4 October 2021 08:57 am Views - 241
The government and Central Bank (CB) expect nearly US$10 billion in fresh foreign exchange outflows over the next six months to build the country’s foreign reserves to a comfortable level.
Ajith Nivard Cabraal |
Unveiling ‘The Six-Month Road Map for Ensuring Macroeconomic and Financial System Stability’ last Friday, CB Governor, Ajith Nivard Cabraal revealed that the government and the CB expect US$ 6.25 billion and US$3.4 billion in fresh inflows over the next six months.
In addition, the government also expects to rollover US$ 950 million worth loans with off-shore banking units during the period.
Cabraal also noted that the government would consider the possibility of buying back the entire issue of the country’s International Sovereign Bonds (ISB) maturing in January 2022 and/or July 2022, if high discounts are prevalent in the market.

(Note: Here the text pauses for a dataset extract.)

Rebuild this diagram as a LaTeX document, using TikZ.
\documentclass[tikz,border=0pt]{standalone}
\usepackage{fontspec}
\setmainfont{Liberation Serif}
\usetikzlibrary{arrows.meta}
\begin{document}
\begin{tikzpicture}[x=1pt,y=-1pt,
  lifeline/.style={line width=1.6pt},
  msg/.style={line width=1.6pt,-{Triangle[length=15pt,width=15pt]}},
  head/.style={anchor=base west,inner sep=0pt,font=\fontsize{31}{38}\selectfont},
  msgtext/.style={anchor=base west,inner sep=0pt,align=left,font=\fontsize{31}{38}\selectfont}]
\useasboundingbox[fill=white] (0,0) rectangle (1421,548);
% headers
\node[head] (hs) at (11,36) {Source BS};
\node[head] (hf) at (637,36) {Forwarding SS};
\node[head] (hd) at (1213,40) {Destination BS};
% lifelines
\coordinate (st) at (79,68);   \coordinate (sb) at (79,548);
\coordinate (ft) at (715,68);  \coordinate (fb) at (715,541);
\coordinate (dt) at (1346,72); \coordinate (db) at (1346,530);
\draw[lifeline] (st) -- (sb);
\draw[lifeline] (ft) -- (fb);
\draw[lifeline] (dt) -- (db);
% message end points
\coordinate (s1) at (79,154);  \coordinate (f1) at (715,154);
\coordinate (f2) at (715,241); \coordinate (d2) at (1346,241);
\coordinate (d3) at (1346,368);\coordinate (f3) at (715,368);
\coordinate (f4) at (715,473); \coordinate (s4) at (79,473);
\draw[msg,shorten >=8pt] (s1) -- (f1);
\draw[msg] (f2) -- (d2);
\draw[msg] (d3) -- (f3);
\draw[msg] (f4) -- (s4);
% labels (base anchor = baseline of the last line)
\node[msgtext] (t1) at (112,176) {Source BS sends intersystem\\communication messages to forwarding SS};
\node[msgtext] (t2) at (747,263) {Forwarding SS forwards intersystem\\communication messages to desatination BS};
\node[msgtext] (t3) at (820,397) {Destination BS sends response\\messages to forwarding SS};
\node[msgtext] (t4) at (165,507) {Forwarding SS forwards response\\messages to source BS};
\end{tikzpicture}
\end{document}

In the upcoming six months, the government plans to raise US$ 1.5 billion in bilateral loans, US$ 700 million in multilateral loans, US$ 300 million in syndicated loans, US$ 1 billion in Sri Lanka Development Bond (SLDB) parcels, US$ 1 billion from monetization of under-utilised State-owned assets and US$ 300 million from foreign direct investments (excluding Port City investments).

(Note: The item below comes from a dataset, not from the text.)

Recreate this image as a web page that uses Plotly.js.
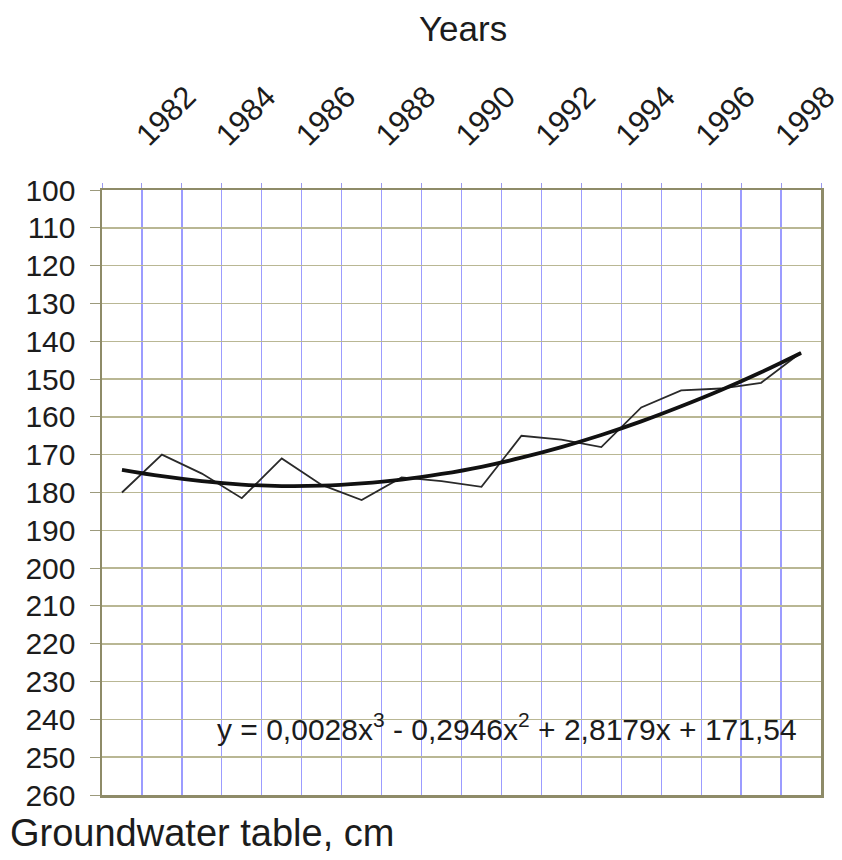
<!DOCTYPE html>
<html>
<head>
<meta charset="utf-8">
<script src="https://cdn.plot.ly/plotly-3.0.1.min.js"></script>
<style>html,body{margin:0;padding:0;background:#fff;}#chart{width:842px;height:860px;}</style>
</head>
<body>
<div id="chart"></div>
<script>
// Years (categories)
var years = [1981,1982,1983,1984,1985,1986,1987,1988,1989,1990,1991,1992,1993,1994,1995,1996,1997,1998];
// Groundwater table, cm (measured)
var groundwater = [180,170,175,181.5,171,178,182,176,177,178.5,165,166,168,157.5,153,152.5,151,143];
// Polynomial trend line
var trend = [174,175.7,177,177.9,178.3,178.2,177.6,176.6,175.1,173.2,170.8,168,164.8,161.2,157.2,152.9,148.2,143.1];
// Labelled years on the top axis
var yearLabels = [1982,1984,1986,1988,1990,1992,1994,1996,1998];
// Y tick values
var depthTicks = [100,110,120,130,140,150,160,170,180,190,200,210,220,230,240,250,260];

var equation = 'y = 0,0028x<sup>3</sup> - 0,2946x<sup>2</sup> + 2,8179x + 171,54';

// category boundaries (grid lines sit between the categories)
var boundaries = years.map(function(y){return y-0.5;});
boundaries.push(years[years.length-1]+0.5);
var boundaryText = boundaries.map(function(b){
  return yearLabels.indexOf(b+0.5) >= 0 ? String(b+0.5) : '';
});

var FONT = 'Liberation Sans, Arial, sans-serif';
var INK = '#1c1c1c';

var traces = [
  {x: years, y: groundwater, type: 'scatter', mode: 'lines',
   line: {color: '#2a2a2a', width: 1.8}, hoverinfo: 'x+y', showlegend: false},
  {x: years, y: trend, type: 'scatter', mode: 'lines',
   line: {color: '#111', width: 3.8, shape: 'spline', smoothing: 1}, hoverinfo: 'x+y', showlegend: false}
];

var layout = {
  width: 842, height: 860,
  margin: {l: 102, r: 21, t: 190, b: 65},
  paper_bgcolor: '#fff', plot_bgcolor: '#fff',
  showlegend: false,
  title: {text: 'Years', font: {family: FONT, size: 35, color: INK},
          xref: 'container', x: 0.55, xanchor: 'center',
          yref: 'container', y: 0.967, yanchor: 'middle'},
  xaxis: {
    range: [boundaries[0], boundaries[boundaries.length-1]],
    side: 'top',
    tickmode: 'array', tickvals: boundaries, ticktext: boundaryText,
    tickangle: -45,
    tickfont: {family: FONT, size: 31, color: INK},
    ticks: 'outside', ticklen: 5, tickcolor: '#9a9aee', tickwidth: 1,
    showgrid: true, gridcolor: '#9c9cff', gridwidth: 1.3, zeroline: false,
    ticklabelstandoff: 18, ticklabelshift: -4,
    showline: true, mirror: true, linecolor: '#8e8b68', linewidth: 2.5
  },
  yaxis: {
    range: [260, 100], autorange: false,
    tickmode: 'array', tickvals: depthTicks,
    tickfont: {family: FONT, size: 30, color: INK},
    ticks: 'outside', ticklen: 10, tickcolor: '#9c9a7c', tickwidth: 1,
    ticklabelstandoff: 8,
    showgrid: true, gridcolor: '#b9b794', gridwidth: 1.5, zeroline: false,
    showline: true, mirror: true, linecolor: '#8e8b68', linewidth: 2.5
  },
  annotations: [
    {text: equation, xref: 'x', yref: 'y', x: 1997.95, y: 242,
     xanchor: 'right', yanchor: 'middle', showarrow: false,
     font: {family: FONT, size: 30, color: INK}},
    {text: 'Groundwater table, cm', xref: 'paper', yref: 'paper',
     x: -0.131, y: -0.063, xanchor: 'left', yanchor: 'middle', showarrow: false,
     font: {family: FONT, size: 38, color: INK}}
  ]
};

Plotly.newPlot('chart', traces, layout, {displayModeBar: false, staticPlot: true});
</script>
</body>
</html>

In addition, Cabraal expects the foreign holding in rupee-denominated government security market to rise substantially to US$ 1 billion from the current US$ 9 million over the period.
Meanwhile, the CB expects raise US$ 1.5 billion from swaps with other central banks, US$ 1 billion from domestic short/long-term swaps and US$ 400 million from purchasing of remittances/export proceeds.
However, the CB also plans to sell US$ 900 million foreign exchange to facilitate fuel/essential imports during the period.
Accordingly, Cabraal expects the country’s gross official reserves to be enhanced to cover a minimum of 4 months worth imports over the six-month period.